There have so far, been ten delegations trooping to the DP’s Karen office. MPs from Kakamega, Nakuru leaders, Kisii County MPs, Women legislators, Nairobi Jubilee MPs, Meru County MPs, religious leaders, Kiambu County MPs, lawmakers from Nyeri, Bungoma and Trans Nzoia as well as ministerial meetings, all happening in Karen as opposed to his usual Harambee Annex Office in the Nairobi CBD.

“I have heard people claiming the delegations are political but I think it’s important for the Executive to understand what are the immediate needs for different counties and constituencies,” says Nairobi Senator Johnson Sakaja.

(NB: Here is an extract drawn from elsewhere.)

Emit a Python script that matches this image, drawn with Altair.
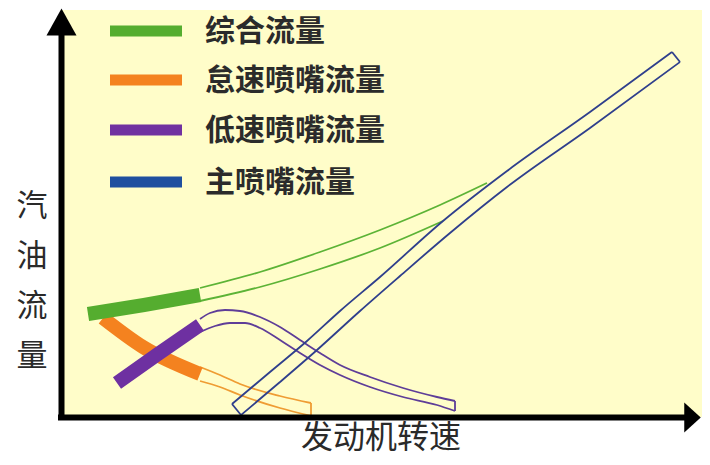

“When he meets these delegations, he is trying to explain to the people the agenda that has been set by the president,” Senate Speaker Ken Lusaka observes.

Those keen on the meetings would notice that soon after, these MPs have been preaching the 2022 gospel. And with the DP keen to secure areas such as Western and the Coast, such pronouncements have come as no surprise to many.

“We cannot stop an idea whose time has come. 2022, God willing, it will be William Ruto,” Malindi MP Aisha Jumwa said recently during a church service attended by DP Ruto.

Nonetheless, there is the dicey balance of the relationship between the president and his deputy witnessed in the first term.

Pundits argue that continued perpetuated debate on 2022 could do more harm than good to the president’s concentration to his legacy in his final term.

This being seen as part of what informed Kenyatta’s handshake with Raila Odinga, with the two leaders seeking to guide the country away from politics after last year’s divisive election.

“William Ruto has not raised any objection to the handshake. He actually supported Kenyatta and Odinga. What kind of person is that? That is a political animal… An animal that knows how to navigate the political turbulence. Is William Ruto the one who negotiated and brought Raila Odinga on board? Nobody knows apart from Uhuru, Ruto and Raila,” says Omari.

“The reality now dawns on the president that he has a legacy to think about. He has a future of this country beyond campaigning and elections. It is natural that for now he gives less attention to politics. This could disappoint his deputy,” says Manyora.

The DP as well has to contend with the unsettled political waters in his own backyard, with the kinsmanship contest between him and Baringo Senator Gideon Moi still on.

It’s four and a half years to the next General Election, a long time in politics, and as other contenders prepare their bids, the DP will definitely be looking to build alliances to strengthen his bid.